How Do I Get The Weight Of My Cake Before Baking?

Baking By hema128s Updated 7 Dec 2011 , 9:37pm by Panel7124

hema128s Posted 7 Dec 2011 , 2:02pm
post #1 of 5

Hello everyone!

I moved to a new country a couple of years ago and just recently started my business here. The problem is, everyone prices their cakes and orders them by weight! Where I grew up, everything was one by size or dimension. Is there'd a way to get the approximate weight of my cakes before baking?

Thanks I'm advance!

4 replies
DianeLM Posted 7 Dec 2011 , 2:57pm
post #2 of 5

Do you have a scale? Weigh and record the weight of your empty cake pans. Then, weigh each pan after you've filled it with batter and subtract the empty weight.

Or, if your scale has a tare feature, all you need to do is place the pan on the scale, zero it out, then add the batter.
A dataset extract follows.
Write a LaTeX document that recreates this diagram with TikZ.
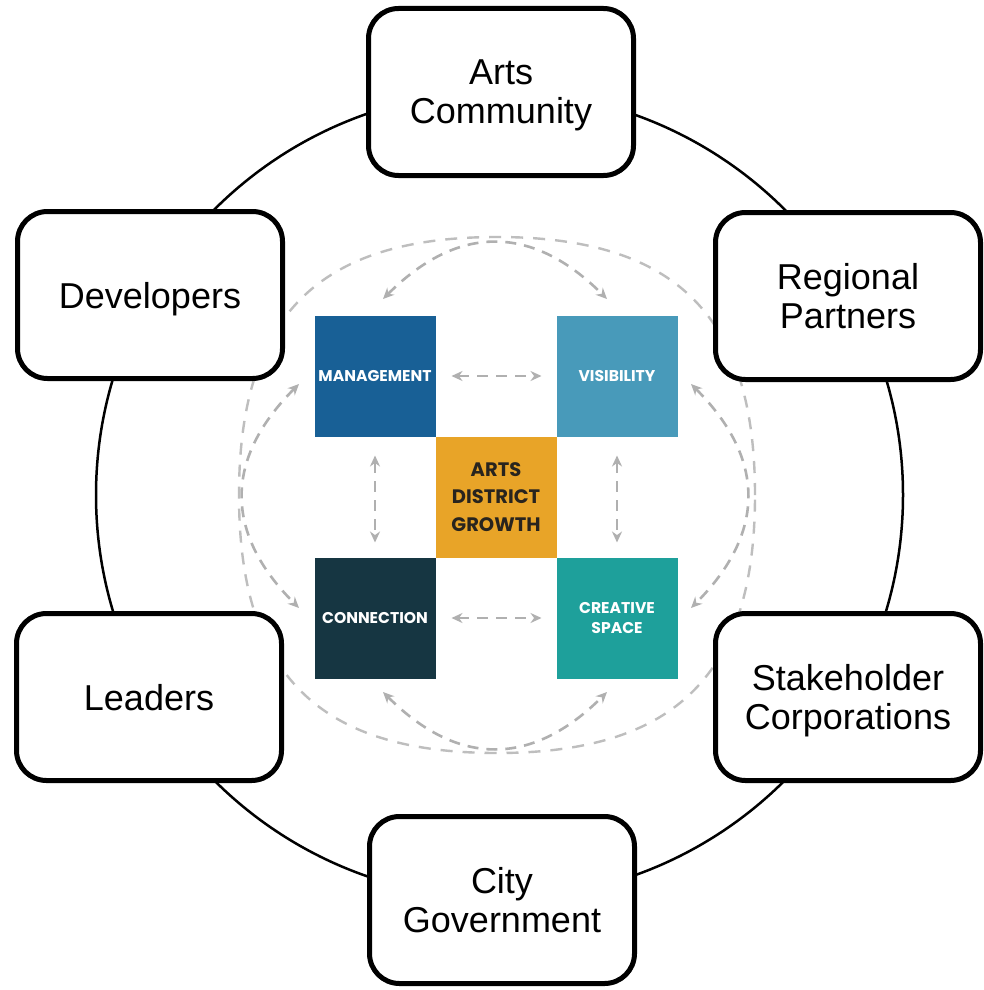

Unlimited Posted 7 Dec 2011 , 4:18pm
post #3 of 5
Quote:
Originally Posted by hema128s

Hello everyone!

I moved to a new country a couple of years ago and just recently started my business here. The problem is, everyone prices their cakes and orders them by weight! Where I grew up, everything was one by size or dimension. Is there'd a way to get the approximate weight of my cakes before baking?

Thanks I'm advance!




Are you really wanting the approximate weight of the cake batter before baking or the approximate finished weight without actually baking? There will be a significant difference between finished baked weight depending on the flavors requestedcarrot or chocolate, for example. What flavor(s) would you like help with, and what depth (2" or 3" deep) layers?

Dayti Posted 7 Dec 2011 , 8:54pm
post #4 of 5

What country are you in? Over here, a lot of bakery products are sold by weight, but they use the finished baked/decorated weight, not the weight before baking. The easiest and simplest way is to get yourself a kitchen scale, it doesn't have to be flashy. I do sell mine per portion though, maybe you can just try and implement your way with your customers.

Panel7124 Posted 7 Dec 2011 , 9:37pm
post #5 of 5
Quote:
Originally Posted by Dayti

What country are you in? Over here, a lot of bakery products are sold by weight, but they use the finished baked/decorated weight, not the weight before baking. The easiest and simplest way is to get yourself a kitchen scale, it doesn't have to be flashy. I do sell mine per portion though, maybe you can just try and implement your way with your customers.




Ditto Dayti. In the beginning I weighed all my finished cakes for future reference but came to a conclusion that for custom decorated cakes it's a nonsense to sell by weight. I won't sell a 5 kg cake with detailed fondant and gumpaste decorations, flowers and figures for the same price as 5 kg grocery store shortcake.